(What needs to be done):
Exactly the lines from the start of the data below through the line that contains "(blobedge) at (456,222);" are to be copied, with pictures left out.

(Data lines):

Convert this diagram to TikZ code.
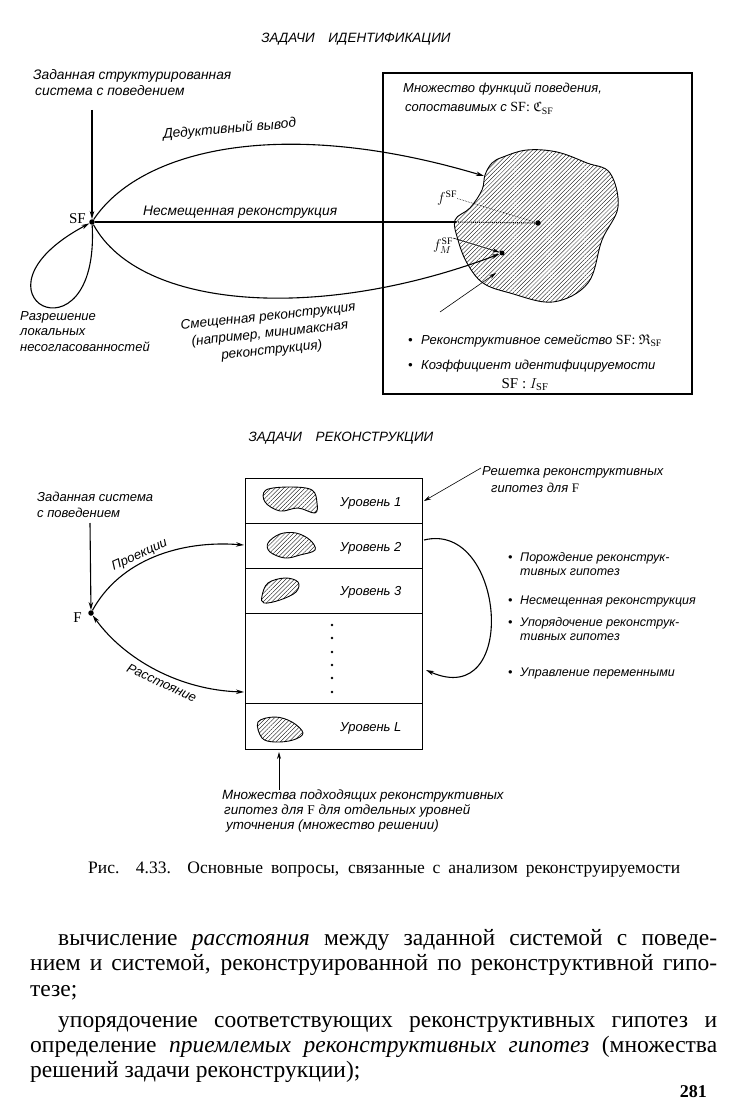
\documentclass[tikz,border=0pt]{standalone}
\usepackage{amssymb}
\usepackage{fontspec}
\setmainfont{Liberation Serif}
\newfontfamily\lab{Liberation Sans}
\usetikzlibrary{arrows.meta,patterns.meta}
\begin{document}
\begin{tikzpicture}[x=1pt,y=-1pt,
  lbl/.style={font=\lab\itshape\fontsize{13}{16.5}\selectfont, inner sep=0pt, align=left, anchor=base west},
  big/.style={lbl, font=\lab\itshape\fontsize{13.8}{16.5}\selectfont},
  rbl/.style={lbl, font=\lab\itshape\fontsize{12.5}{14}\selectfont},
  ttl/.style={font=\lab\itshape\fontsize{13.5}{16}\selectfont, inner sep=0pt, anchor=base},
  sym/.style={font=\fontsize{15}{17}\selectfont, inner sep=0pt},
  conn/.style={line width=1.1pt},
  tip/.style={-{Stealth[length=8pt,width=4.5pt]}},
  twotip/.style={{Stealth[length=8pt,width=4.5pt]}-{Stealth[length=8pt,width=4.5pt]}},
  thinline/.style={line width=0.6pt},
  dot/.style={circle,fill,inner sep=0pt,minimum size=5.5pt},
  hatch/.style={draw,line width=0.9pt,pattern={Lines[angle=45,distance=3pt,line width=0.35pt]}},
  row/.style={draw,line width=1pt,minimum width=177pt,inner sep=0pt},
  body/.style={font=\fontsize{23.5}{26}\selectfont, inner sep=0pt, anchor=base west},
]
\useasboundingbox (0,0) rectangle (738,1107);

% ---------- top part ----------
\node[ttl] (t1) at (356,43) {ЗАДАЧИ\quad ИДЕНТИФИКАЦИИ};
\node[big] (given1) at (33,96) {Заданная структурированная\\\hspace*{2pt}система с поведением};
\coordinate (sftop) at (92,110);
\node[dot] (sf) at (92,222) {};
\node[sym, anchor=base east] (sflab) at (86,224) {SF};
\draw[conn,tip] (sftop) -- (sf);

\node[draw, line width=1.3pt, minimum width=309pt, minimum height=321pt, inner sep=0pt] (cbox) at (537.5,233.5) {};
\node[lbl] (ctext) at (403,112) {Множество функций поведения,\\[3pt]\hspace*{2pt}сопоставимых с {\rmfamily\upshape\fontsize{14}{16}\selectfont SF: $\mathfrak{C}_{\mathrm{SF}}$}};

\draw[hatch] plot[smooth cycle, tension=0.6] coordinates {
  (527,150) (557,152) (587,163) (610,173) (618,207) (602,240) (588,283)
  (553,302) (510,293) (483,283) (467,263) (458,240) (455,220) (470,208)
  (482,190) (485,175) (492,163) (503,157)};

\node[dot] (fsf) at (538,223) {};
\node[dot, minimum size=5pt] (fm) at (502,253) {};
\coordinate (dedend) at (484,176);
\coordinate (blobedge) at (456,222);

\draw[conn,tip] (sf) .. controls (140,150) and (280,115) .. (dedend);
\node[big, anchor=base, rotate=5] (ded) at (230,133) {Дедуктивный вывод};
\draw[conn] (sf) -- (blobedge);
\draw[conn, densely dotted] (blobedge) -- (fsf);
\node[big] (unb) at (143,215) {Несмещенная реконструкция};
\draw[conn,tip] (sf) .. controls (140,310) and (320,322) .. (fm);
\node[big, anchor=center, align=center, rotate=6, font=\lab\itshape\fontsize{13.5}{17}\selectfont] (bias) at (270,334) {Смещенная реконструкция\\(например, минимаксная\\реконструкция)};
\draw[conn,tip] (sf) .. controls (100,370) and (-45,295) .. (sf);
\node[lbl, font=\lab\itshape\fontsize{13}{15.5}\selectfont] (loc) at (20,351) {Разрешение\\локальных\\несогласованностей};

\node[font=\fontsize{14}{16}\selectfont, inner sep=0pt, anchor=base west] (fsflab) at (437,203) {$f^{\mathrm{SF}}$};
\draw[thinline, densely dotted] (fsflab.east) -- (fsf);
\node[font=\fontsize{14}{16}\selectfont, inner sep=0pt, anchor=base west] (fmlab) at (433,250) {$f_M^{\mathrm{SF}}$};
\draw[thinline,-{Stealth[length=7pt,width=4pt]}] (fmlab.north east) -- (fm);
\coordinate (famtail) at (440,312);
\coordinate (famhead) at (496,273);
\draw[thinline,-{Stealth[length=7pt,width=4pt]}] (famtail) -- (famhead);

\node[lbl] (b1) at (408,344) {\makebox[13pt][l]{\textbullet}Реконструктивное семейство {\rmfamily\upshape\fontsize{14}{16}\selectfont SF: $\mathfrak{R}_{\mathrm{SF}}$}};
\node[lbl] (b2) at (408,369) {\makebox[13pt][l]{\textbullet}Коэффициент идентифицируемости};
\node[sym, anchor=base] (b2b) at (525,388) {SF : $I_{\mathrm{SF}}$};

% ---------- bottom part ----------
\node[ttl] (t2) at (341,441) {ЗАДАЧИ\quad РЕКОНСТРУКЦИИ};

\node[row, minimum height=45pt] (r1) at (333.5,500.5) {};
\node[row, minimum height=45pt] (r2) at (333.5,545.5) {};
\node[row, minimum height=45pt] (r3) at (333.5,590.5) {};
\node[row, minimum height=90pt] (rd) at (333.5,658) {};
\node[row, minimum height=46pt] (rL) at (333.5,726) {};

\draw[hatch] plot[smooth cycle, tension=0.6] coordinates {(266,490) (290,487) (312,490) (317,503) (315,513) (298,508) (280,511) (265,502)};
\draw[hatch] plot[smooth cycle, tension=0.6] coordinates {(268,543) (280,534) (296,533) (310,540) (315,550) (300,555) (285,558) (270,552)};
\draw[hatch] plot[smooth cycle, tension=0.6] coordinates {(262,596) (268,583) (285,578) (298,582) (296,592) (280,600) (264,603)};
\draw[hatch] plot[smooth cycle, tension=0.6] coordinates {(258,722) (275,717) (292,722) (303,733) (293,740) (275,742) (262,738)};

\node[lbl] (l1) at (340,506) {Уровень 1};
\node[lbl] (l2) at (340,551) {Уровень 2};
\node[lbl] (l3) at (340,595) {Уровень 3};
\node[lbl] (lL) at (340,731) {Уровень L};
\foreach \yy in {625,638,652,665,678,692} \fill (332,\yy) circle (1.4);

\node[lbl] (lat) at (482,492) {Решетка реконструктивных\\\hspace*{9pt}гипотез для {\rmfamily\upshape F}};
\coordinate (lattail) at (481,468);
\coordinate (lathead) at (424,501);
\draw[thinline,-{Stealth[length=7pt,width=4pt]}] (lattail) -- (lathead);

\coordinate (loopA) at (424,540);
\coordinate (loopB) at (426,670);
\draw[conn,tip] (loopA) .. controls (505,520) and (520,712) .. (loopB);

\node[rbl] (rb1) at (508,575) {\makebox[12pt][l]{\textbullet}Порождение реконструк-\\\hspace*{12pt}тивных гипотез};
\node[rbl] (rb2) at (508,604) {\makebox[12pt][l]{\textbullet}Несмещенная реконструкция};
\node[rbl] (rb3) at (508,640) {\makebox[12pt][l]{\textbullet}Упорядочение реконструк-\\\hspace*{12pt}тивных гипотез};
\node[rbl] (rb4) at (508,676) {\makebox[12pt][l]{\textbullet}Управление переменными};

\node[lbl, font=\lab\itshape\fontsize{13}{16}\selectfont] (given2) at (37,517) {Заданная система\\с поведением};
\coordinate (ftop) at (90,523);
\node[dot] (f) at (91,613) {};
\node[sym, anchor=base east] (flab) at (82,622) {F};
\draw[conn,tip] (ftop) -- (f);

\coordinate (projIn) at (244,545);
\coordinate (distIn) at (244,692);
\draw[conn,tip] (f) .. controls (120,560) and (180,540) .. (projIn);
\node[lbl, anchor=base, rotate=24] (proj) at (141,558) {Проекции};
\draw[conn,twotip] (f) .. controls (125,660) and (180,690) .. (distIn);
\node[lbl, anchor=base, rotate=-25] (dist) at (160,687) {Расстояние};

\coordinate (setstail) at (279,790);
\coordinate (setshead) at (279,752);
\draw[line width=0.8pt,-{Stealth[length=7pt,width=4pt]}] (setstail) -- (setshead);
\node[lbl, font=\lab\itshape\fontsize{13.4}{15}\selectfont] (sets) at (222,829) {Множества подходящих реконструктивных\\\hspace*{2pt}гипотез для {\rmfamily\upshape F} для отдельных уровней\\\hspace*{4pt}уточнения (множество решении)};

% ---------- caption and text ----------
\node[font=\fontsize{17.5}{19}\selectfont, inner sep=0pt, anchor=base west] (cap) at (88,873) {\makebox[592pt][s]{Рис. 4.33. Основные вопросы, связанные с анализом реконструируемости}};

\node[body] (p1) at (58,945) {\makebox[659pt][s]{вычисление \textit{расстояния} между заданной системой с поведе-}};
\node[body] (p2) at (30,970) {\makebox[687pt][s]{нием и системой, реконструированной по реконструктивной гипо-}};
\node[body] (p3) at (30,996) {тезе;};
\node[body] (p4) at (58,1027) {\makebox[659pt][s]{упорядочение соответствующих реконструктивных гипотез и}};
\node[body] (p5) at (30,1052) {\makebox[687pt][s]{определение \textit{приемлемых реконструктивных гипотез} (множества}};
\node[body] (p6) at (30,1077) {решений задачи реконструкции);};
\node[font=\bfseries\fontsize{18}{20}\selectfont, inner sep=0pt, anchor=base east] (pg) at (707,1097) {281};
\end{tikzpicture}
\end{document}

(Task result):
Convert this diagram to TikZ code.
\documentclass[tikz,border=0pt]{standalone}
\usepackage{amssymb}
\usepackage{fontspec}
\setmainfont{Liberation Serif}
\newfontfamily\lab{Liberation Sans}
\usetikzlibrary{arrows.meta,patterns.meta}
\begin{document}
\begin{tikzpicture}[x=1pt,y=-1pt,
  lbl/.style={font=\lab\itshape\fontsize{13}{16.5}\selectfont, inner sep=0pt, align=left, anchor=base west},
  big/.style={lbl, font=\lab\itshape\fontsize{13.8}{16.5}\selectfont},
  rbl/.style={lbl, font=\lab\itshape\fontsize{12.5}{14}\selectfont},
  ttl/.style={font=\lab\itshape\fontsize{13.5}{16}\selectfont, inner sep=0pt, anchor=base},
  sym/.style={font=\fontsize{15}{17}\selectfont, inner sep=0pt},
  conn/.style={line width=1.1pt},
  tip/.style={-{Stealth[length=8pt,width=4.5pt]}},
  twotip/.style={{Stealth[length=8pt,width=4.5pt]}-{Stealth[length=8pt,width=4.5pt]}},
  thinline/.style={line width=0.6pt},
  dot/.style={circle,fill,inner sep=0pt,minimum size=5.5pt},
  hatch/.style={draw,line width=0.9pt,pattern={Lines[angle=45,distance=3pt,line width=0.35pt]}},
  row/.style={draw,line width=1pt,minimum width=177pt,inner sep=0pt},
  body/.style={font=\fontsize{23.5}{26}\selectfont, inner sep=0pt, anchor=base west},
]
\useasboundingbox (0,0) rectangle (738,1107);

% ---------- top part ----------
\node[ttl] (t1) at (356,43) {ЗАДАЧИ\quad ИДЕНТИФИКАЦИИ};
\node[big] (given1) at (33,96) {Заданная структурированная\\\hspace*{2pt}система с поведением};
\coordinate (sftop) at (92,110);
\node[dot] (sf) at (92,222) {};
\node[sym, anchor=base east] (sflab) at (86,224) {SF};
\draw[conn,tip] (sftop) -- (sf);

\node[draw, line width=1.3pt, minimum width=309pt, minimum height=321pt, inner sep=0pt] (cbox) at (537.5,233.5) {};
\node[lbl] (ctext) at (403,112) {Множество функций поведения,\\[3pt]\hspace*{2pt}сопоставимых с {\rmfamily\upshape\fontsize{14}{16}\selectfont SF: $\mathfrak{C}_{\mathrm{SF}}$}};

\draw[hatch] plot[smooth cycle, tension=0.6] coordinates {
  (527,150) (557,152) (587,163) (610,173) (618,207) (602,240) (588,283)
  (553,302) (510,293) (483,283) (467,263) (458,240) (455,220) (470,208)
  (482,190) (485,175) (492,163) (503,157)};

\node[dot] (fsf) at (538,223) {};
\node[dot, minimum size=5pt] (fm) at (502,253) {};
\coordinate (dedend) at (484,176);
\coordinate (blobedge) at (456,222);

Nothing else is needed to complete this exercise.